Fr. John Paul Zeller, a Friar with the Franciscan Missionaries of the Eternal Word and a Missionary of Mercy from Birmingham, Ala., told CNA that when it comes to absolving the reserved sins, there is a special formula that confessors use which lifts the censure incurred when the sin was committed.
He said that even though the nature of the reserved sins is serious, the sacramental seal of the confessional still applies.
“It has to be understood that this is under the seal of confession, and it’s done under what we call the internal forum, and nothing can be revealed that was confessed,” he said, adding that the penance and process of reconciliation for each penitent who confesses one of the reserved sins will be different.

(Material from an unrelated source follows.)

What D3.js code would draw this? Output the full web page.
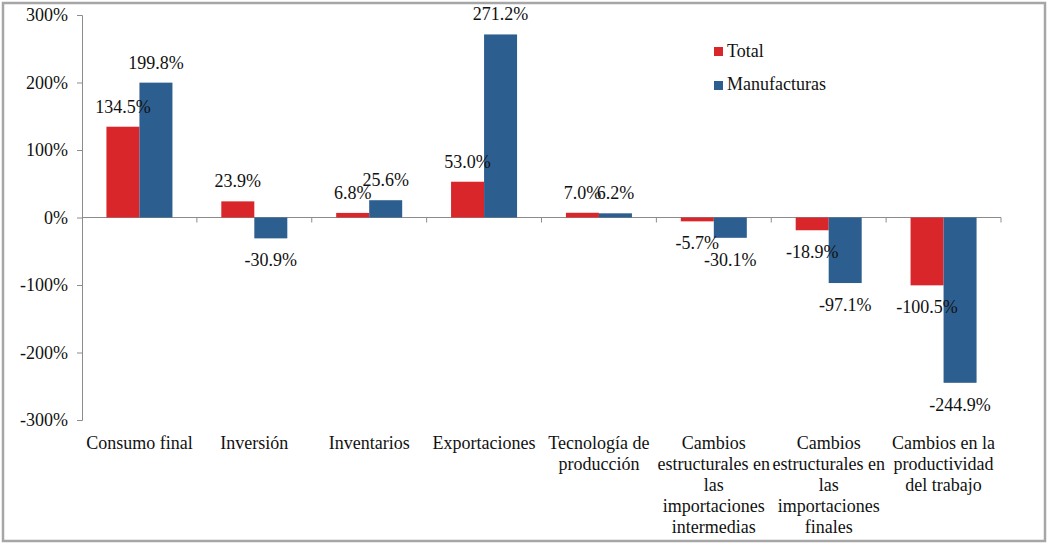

“Every one of us, sinners that we are, when we go into the confessional are unique. None of us are all the same, cookie cutters. It’s not like we’ve got a boxed answer,” Fr. John Paul said, noting that some cases might be dealt with quickly, while others could take longer depending on the person.
No matter what the case is, he stressed that as Missionaries of Mercy “we need to trust that the Lord will give us the grace and the proper words to say, the proper disposition, to hear and to welcome a repentant sinner back.”
However, he explained that the process of reconciliation involves more than just absolving the person, lifting the censure in place and then sending them on their way.
It also involves the question of “what’s going to happen now?” Fr. John Paul said, and compared the process to that of a person who's ill and needs healing from a doctor.
“We’re all sick on a spiritual level, we need God’s grace and healing, especially someone who’s in mortal sin,” he said, but noted that in dealing with doctors, some patients need more time and attention.
“So I think in some of these particular instances there’s going to be perhaps a more penitential path suggested in the confessional.”
For his part, Fr. Landry voiced his hope that his colleagues at the Holy See’s mission to the United Nations delegates from other nations would be able to find “a little spark of the mercy of the Lord” in him and in his role as a Missionary of Mercy during the jubilee.
This spark “is what everybody should be able to see in every priest who works, no matter what type of pastoral work they’re doing,” he said, adding that everything the Church does in one way or another is all about mercy.
“At the United Nations, the Holy See’s mission tries to share with the nations of the world the two thousand years’ worth of wisdom of the Church and her teaching on social issues,” he said, and expressed his hope that this mission would benefit from emphasis placed on mercy during the jubilee.